Surveillance footage taken from inside the red line train showed a female suspect in a green jacket standing near the 68-year-old man as he slept on the train, according to Fox News.
Reporter Matt Finn tweeted the disturbing video on Friday.
Exclusive: Graphic video shows mob of Chicago teens brutally beat 68-year-old man on city’s Red Line. First tried to pick pocket him as he slept. Full story: https://t.co/5EIEIsdsYj pic.twitter.com/kZrMTx6YTI
— Matt Finn (@MattFinnFNC) February 7, 2020
At one point, the suspect appeared to reach down and take something out of the victim’s pocket and gestured to another woman wearing a pink jacket to be quiet.
A few moments later, the woman moved out of view and appeared to sit down next to the sleeping man. When he awoke, she grabbed him and dragged him onto the floor, hitting him several times.
Later in the video, several teenagers surrounded the victim and one in a light blue jacket grabbed the bar above the man’s head and proceeded to kick him as others joined in.
Several bystanders failed to help the victim during the alleged beating, the report noted.
When he made it to the Argyle station, train workers helped the man off and authorities were then able to interview him about the incident.
He was later taken to a nearby hospital and treated for his injuries.
“Police documents indicate he suffered blunt force trauma,” the report said.
At the Argyle station, police also detained and interviewed a group of teenagers. However, they were sent home not long after.

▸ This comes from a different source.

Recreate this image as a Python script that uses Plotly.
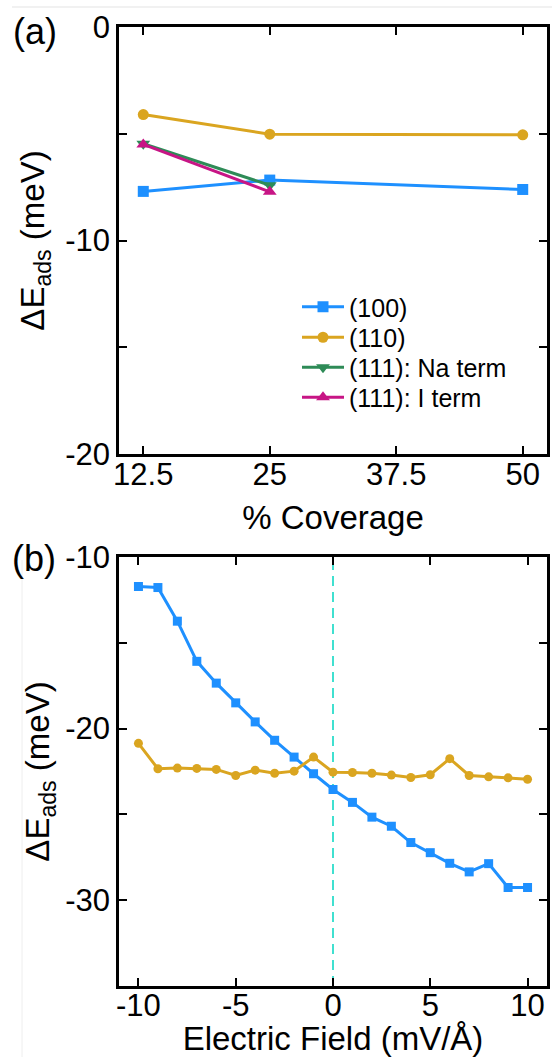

The Chicago Police Department (CPD) said the investigation was ongoing but no arrests were made because the victim “was unable to identify his attacker(s) due to his injuries.”
CPD officials met with Chicago Transit Authority (CTA) officials on Friday to discuss how to curb the recent uptick in violent crimes perpetrated on the red and blue lines, according to ABC 7.

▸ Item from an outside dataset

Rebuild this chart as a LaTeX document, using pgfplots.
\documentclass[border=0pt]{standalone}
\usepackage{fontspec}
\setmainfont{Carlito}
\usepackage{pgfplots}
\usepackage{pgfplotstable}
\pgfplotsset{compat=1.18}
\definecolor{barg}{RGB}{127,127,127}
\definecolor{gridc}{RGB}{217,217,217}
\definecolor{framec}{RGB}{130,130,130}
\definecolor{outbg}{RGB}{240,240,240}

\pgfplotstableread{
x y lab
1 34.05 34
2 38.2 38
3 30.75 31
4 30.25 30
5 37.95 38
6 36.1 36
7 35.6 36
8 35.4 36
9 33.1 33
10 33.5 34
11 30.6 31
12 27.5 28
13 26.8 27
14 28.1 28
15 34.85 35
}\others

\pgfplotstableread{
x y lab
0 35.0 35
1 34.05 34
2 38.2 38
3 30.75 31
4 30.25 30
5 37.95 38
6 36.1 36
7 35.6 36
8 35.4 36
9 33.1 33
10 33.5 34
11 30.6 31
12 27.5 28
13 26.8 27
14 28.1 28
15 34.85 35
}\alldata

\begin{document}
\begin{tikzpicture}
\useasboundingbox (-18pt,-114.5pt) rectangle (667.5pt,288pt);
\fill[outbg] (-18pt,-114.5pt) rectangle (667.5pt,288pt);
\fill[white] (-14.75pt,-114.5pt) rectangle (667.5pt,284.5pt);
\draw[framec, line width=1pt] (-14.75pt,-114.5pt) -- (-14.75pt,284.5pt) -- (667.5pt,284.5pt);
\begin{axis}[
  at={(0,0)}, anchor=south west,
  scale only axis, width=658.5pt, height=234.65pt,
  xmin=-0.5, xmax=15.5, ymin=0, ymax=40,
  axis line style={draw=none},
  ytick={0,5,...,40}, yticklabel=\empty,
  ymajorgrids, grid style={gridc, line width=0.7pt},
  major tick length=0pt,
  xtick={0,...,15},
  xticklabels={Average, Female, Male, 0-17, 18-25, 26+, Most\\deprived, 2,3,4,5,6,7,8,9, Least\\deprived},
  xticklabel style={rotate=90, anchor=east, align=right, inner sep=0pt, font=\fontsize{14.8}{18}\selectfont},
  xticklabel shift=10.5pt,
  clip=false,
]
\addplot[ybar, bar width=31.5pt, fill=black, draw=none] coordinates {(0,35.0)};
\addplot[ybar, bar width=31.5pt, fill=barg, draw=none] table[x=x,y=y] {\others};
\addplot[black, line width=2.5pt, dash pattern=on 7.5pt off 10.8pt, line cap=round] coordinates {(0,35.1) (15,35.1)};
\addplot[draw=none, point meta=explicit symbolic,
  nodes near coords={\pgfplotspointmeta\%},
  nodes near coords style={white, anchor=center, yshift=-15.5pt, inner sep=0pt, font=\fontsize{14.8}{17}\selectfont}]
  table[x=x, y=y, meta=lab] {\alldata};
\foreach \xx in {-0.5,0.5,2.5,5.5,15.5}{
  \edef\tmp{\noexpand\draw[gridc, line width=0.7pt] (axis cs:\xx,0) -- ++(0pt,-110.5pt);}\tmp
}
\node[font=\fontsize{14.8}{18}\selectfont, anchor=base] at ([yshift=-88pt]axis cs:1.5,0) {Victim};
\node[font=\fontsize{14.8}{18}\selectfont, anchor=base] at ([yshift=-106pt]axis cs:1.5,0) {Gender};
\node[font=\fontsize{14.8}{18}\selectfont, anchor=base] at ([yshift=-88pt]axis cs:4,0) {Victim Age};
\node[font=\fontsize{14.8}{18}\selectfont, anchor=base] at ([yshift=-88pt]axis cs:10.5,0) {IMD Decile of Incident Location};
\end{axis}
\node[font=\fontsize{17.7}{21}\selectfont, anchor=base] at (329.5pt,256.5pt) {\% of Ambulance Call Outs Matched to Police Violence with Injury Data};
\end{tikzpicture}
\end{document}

“What we wanna do is put more of a presence not only on the platforms but riding the trains themselves,” said CPD Interim Superintendent Charlie Beck.
“It is safe for public transportation compared to some other major cities but it certainly is not safe enough,” he noted.
CTA’s Anti-Harassment Campaign stated that unwanted behavior would not be tolerated and urged passengers to say something if they or someone else was being victimized.
“It’s important for everyone riding one of our buses or trains to know that we take harassment seriously – one incident is one too many,” the website concluded.